Is that all one machine that pushes and inflates, with footage counter? They demoed one that was a POS for us. The idea seemed sound but they went to high tech.


----------



## deerslayer (Mar 29, 2012)

Neat job!


----------



## Cuda (Mar 16, 2009)

DesertOkie said:


> We used small hole saws down vents, but this was mostly to fix what a liner company f-ed up and covered up. I am sure they had problems down the line.
> 
> Is that all one machine that pushes and inflates, with footage counter? They demoed one that was a POS for us. The idea seemed sound but they went to high tech.

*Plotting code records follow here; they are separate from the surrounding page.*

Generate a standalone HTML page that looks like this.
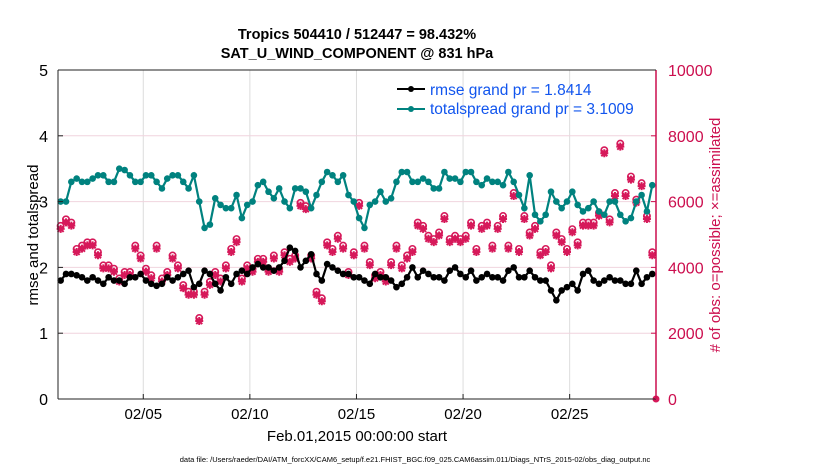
<!DOCTYPE html>
<html><head><meta charset="utf-8"><style>
body{margin:0;background:#fff;}
svg text{font-family:"Liberation Sans",sans-serif;}
</style></head><body>
<svg id="c" width="830" height="470" viewBox="0 0 830 470" xmlns="http://www.w3.org/2000/svg">
<text x="357" y="39" text-anchor="middle" font-size="14.5" font-weight="bold">Tropics 504410 / 512447 = 98.432%</text>
<text x="357" y="58" text-anchor="middle" font-size="14.5" font-weight="bold">SAT_U_WIND_COMPONENT @ 831 hPa</text>
<g id="grid"></g><g id="marks"></g><g id="axes"></g>
<text x="430" y="95" font-size="15.5" fill="#1155ee">rmse grand pr = 1.8414</text>
<text x="430" y="114" font-size="15.5" fill="#1155ee">totalspread grand pr = 3.1009</text>
<line x1="397" y1="89" x2="425" y2="89" stroke="#000" stroke-width="2"/>
<circle cx="411" cy="89" r="3" fill="#000"/>
<line x1="397" y1="109" x2="425" y2="109" stroke="#00827f" stroke-width="2"/>
<circle cx="411" cy="109" r="3" fill="#00827f"/>
<text transform="translate(38,235) rotate(-90)" text-anchor="middle" font-size="15">rmse and totalspread</text>
<text transform="translate(720,235) rotate(-90)" text-anchor="middle" font-size="15" fill="#cc0e4e"># of obs: o=possible; ×=assimilated</text>
<text x="357" y="441" text-anchor="middle" font-size="15">Feb.01,2015 00:00:00 start</text>
<text x="415" y="462" text-anchor="middle" font-size="7.5">data file: /Users/raeder/DAI/ATM_forcXX/CAM6_setup/f.e21.FHIST_BGC.f09_025.CAM6assim.011/Diags_NTrS_2015-02/obs_diag_output.nc</text>
</svg>
<script>
const xTickLabels=["02/05","02/10","02/15","02/20","02/25"];
const xTickDays=[4,9,14,19,24];
const leftTicks=[0,1,2,3,4,5];
const rightTicks=[0,2000,4000,6000,8000,10000];
const spread=[3.0,3.0,3.3,3.35,3.3,3.3,3.35,3.4,3.4,3.3,3.3,3.5,3.48,3.4,3.3,3.3,
3.4,3.4,3.3,3.2,3.35,3.4,3.4,3.3,3.2,3.4,3.0,2.6,2.65,3.05,2.95,2.9,
2.9,3.1,2.75,2.95,3.0,3.25,3.3,3.15,3.05,3.2,3.0,2.9,3.2,3.2,3.15,2.9,
3.1,3.3,3.45,3.4,3.3,3.4,3.1,3.0,
2.75,2.6,2.95,3.0,3.15,3.0,3.05,3.3,
3.45,3.45,3.3,3.3,3.35,3.3,3.2,3.2,3.45,3.35,3.35,3.3,3.45,3.45,3.3,3.25,
3.35,3.3,3.3,3.25,3.45,3.3,3.1,2.9,3.4,2.8,2.7,2.8,3.15,3.0,2.9,3.0,
3.15,2.95,2.85,2.9,3.0,2.85,2.8,3.0,3.0,2.8,2.7,2.75,3.0,3.1,2.85,3.25];
const rmse=[1.8,1.9,1.9,1.88,1.85,1.8,1.85,1.8,1.75,1.85,1.8,1.8,1.75,1.85,1.85,1.9,
1.8,1.75,1.72,1.75,1.85,1.8,1.85,1.9,1.95,1.7,1.75,1.95,1.9,1.75,1.65,1.85,
1.75,1.9,1.95,1.9,2.0,2.05,2.0,2.0,1.95,2.0,2.1,2.3,2.25,2.0,2.1,2.2,
1.9,1.8,2.05,2.0,1.95,1.9,1.9,1.85,
1.85,1.8,1.75,1.9,1.85,1.85,1.8,1.7,
1.75,1.85,2.0,1.85,1.95,1.9,1.85,1.85,1.8,1.95,2.0,1.9,1.85,1.95,1.8,1.85,
1.9,1.85,1.85,1.8,1.95,2.0,1.85,1.85,1.95,1.85,1.8,1.8,1.65,1.5,1.65,1.7,
1.75,1.65,1.9,1.95,1.8,1.75,1.8,1.85,1.8,1.8,1.75,1.75,1.95,1.75,1.85,1.9];
const obs=[5.2,5.4,5.3,4.5,4.6,4.7,4.7,4.4,4.0,4.0,3.9,3.6,3.8,3.8,4.6,4.3,
3.9,3.7,4.6,3.6,3.8,4.3,4.0,3.4,3.2,3.2,2.4,3.2,3.5,3.8,3.6,4.0,
4.5,4.8,3.6,4.0,3.9,4.2,4.2,3.9,4.3,3.9,4.4,4.2,4.3,5.9,5.8,4.3,
3.2,3.0,4.7,4.5,4.9,4.6,3.8,4.4,
5.9,4.6,4.1,3.7,3.8,3.6,4.1,4.6,
4.0,4.3,4.5,5.3,5.2,4.9,4.8,5.0,5.5,4.8,4.9,4.8,4.9,5.3,4.5,5.2,
5.3,4.6,5.2,5.5,4.6,6.2,4.5,5.5,5.0,5.2,4.4,4.5,4.0,5.0,4.8,4.5,
5.1,4.7,5.3,5.3,5.3,5.6,7.5,5.4,6.2,7.7,6.2,6.7,6.0,6.5,5.5,4.4];
const NS="http://www.w3.org/2000/svg";
const X0=58,X1=656,Y0=399,Y1=70,DAYS=28.05;
const xs=d=>X0+(X1-X0)*d/DAYS;
const yl=v=>Y0-(Y0-Y1)*v/5;
const yr=v=>Y0-(Y0-Y1)*v/10000;
function mk(t,a,p){const e=document.createElementNS(NS,t);for(const k in a)e.setAttribute(k,a[k]);p.appendChild(e);return e;}
const grid=document.getElementById('grid'),marks=document.getElementById('marks'),axes=document.getElementById('axes');
xTickDays.forEach((d,i)=>{
 const l=mk('line',{x1:xs(d),x2:xs(d),y1:Y1,y2:Y0,stroke:'#dcdcdc','stroke-width':1},grid);
 
 
 const t=mk('text',{x:xs(d),y:Y0+20,'text-anchor':'middle','font-size':15},axes);t.textContent=xTickLabels[i];
 
 
 mk('line',{x1:xs(d),x2:xs(d),y1:Y0,y2:Y0-5,stroke:'#222'},axes);
});
rightTicks.forEach(v=>{
 if(v>0&&v<10000){const g=mk('line',{x1:X0,x2:X1,y1:yr(v),y2:yr(v),stroke:'#f0d4de','stroke-width':1},grid);
 
 }
 const t=mk('text',{x:X1+12,y:yr(v)+6,'font-size':16,fill:'#cc0e4e'},axes);t.textContent=v;
 
 
 mk('line',{x1:X1,x2:X1-5,y1:yr(v),y2:yr(v),stroke:'#cc0e4e'},axes);
});
leftTicks.forEach(v=>{
 const t=mk('text',{x:X0-10,y:yl(v)+6,'text-anchor':'end','font-size':16},axes);t.textContent=v;
 
 
 mk('line',{x1:X0,x2:X0+5,y1:yl(v),y2:yl(v),stroke:'#222'},axes);
});
const fa=mk('line',{x1:X0,x2:X0,y1:Y1,y2:Y0,stroke:'#222'},axes);


const fb=mk('line',{x1:X0,x2:X1,y1:Y0,y2:Y0,stroke:'#222'},axes);


const fr=mk('line',{x1:X1,x2:X1,y1:Y1,y2:Y0,stroke:'#cc0e4e','stroke-width':1.5},axes);


const ft=mk('line',{x1:X0,x2:X1,y1:Y1,y2:Y1,stroke:'#222'},axes);


obs.forEach((v,i)=>{
 const x=xs(i*0.25+0.125),y=yr(v*1000);
 const c=mk('circle',{cx:x,cy:y-2,r:3.2,fill:'none',stroke:'#d6195a','stroke-width':1.6},marks);
 
 
 const p=mk('path',{d:`M${x-4} ${y+1}L${x+4} ${y+1}M${x} ${y-3}L${x} ${y+5}M${x-3} ${y-2}L${x+3} ${y+4}M${x+3} ${y-2}L${x-3} ${y+4}`,stroke:'#d6195a','stroke-width':2},marks);
 
 
});
const ep=mk('circle',{cx:X1,cy:Y0,r:3.5,fill:'#d6195a'},marks);


function series(arr,col,name){
 const pts=arr.map((v,i)=>[xs(i*0.25+0.125),yl(v)]);
 const pl=mk('polyline',{points:pts.map(p=>p.join(',')).join(' '),fill:'none',stroke:col,'stroke-width':2.2},marks);
 
 
 pts.forEach(p=>{const c=mk('circle',{cx:p[0],cy:p[1],r:3.3,fill:col},marks);
 
 });
}
series(spread,'#00827f','spread');
series(rmse,'#000','rmse');
</script>
</body></html>
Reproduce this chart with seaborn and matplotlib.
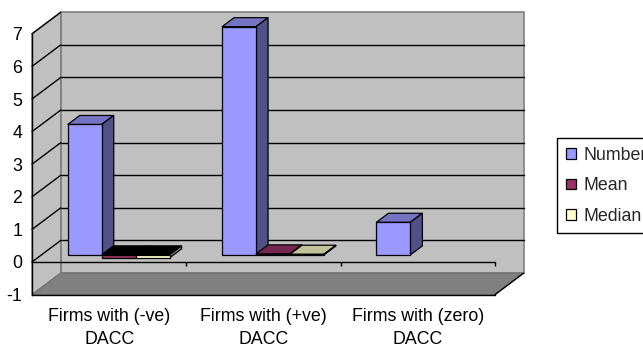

it is just a packer my camera is the footage counter and tape of course. You can do lots of things with it just maters what your mind comes up with, today i had it all planned out how i was going to patch a bad Y that the bottom had crumbled in, i was going to push the packer in 3/4 of the way inflated with larger zip ties and already have a hole cut in the mat before I wetted it out and use red marker to highlight the area so I would get it in just the right spot... but in the end I wimped out becuase if I messed up I would have had to dig another hole 10' deep to repair my mistake so even though I think I have it figured out i will wait for one that is around 4 feet deep to try it on lol


----------



## DesertOkie (Jul 15, 2011)

Ahhhhh the trench liner, it was my specialty. So much can go wrong.


----------



## Plumber (Jan 18, 2009)

My jaw was hitting the floor through both threads and your Facebook page. Pricing out your services has to be a major pain.


----------



## Will (Jun 6, 2010)

Awesome stuff there:thumbsup:


----------



## Cuda (Mar 16, 2009)

Plumber said:


> My jaw was hitting the floor through both threads and your Facebook page. Pricing out your services has to be a major pain.


Yea pricing on proposals with so many unknowns is a little tough and I have a lot of competition in my area that brings prices down, most people don't care as long as they can flush again, but when I am done it looks like we we never there, when my competition is done they need a landscaper to come restore the yard.


----------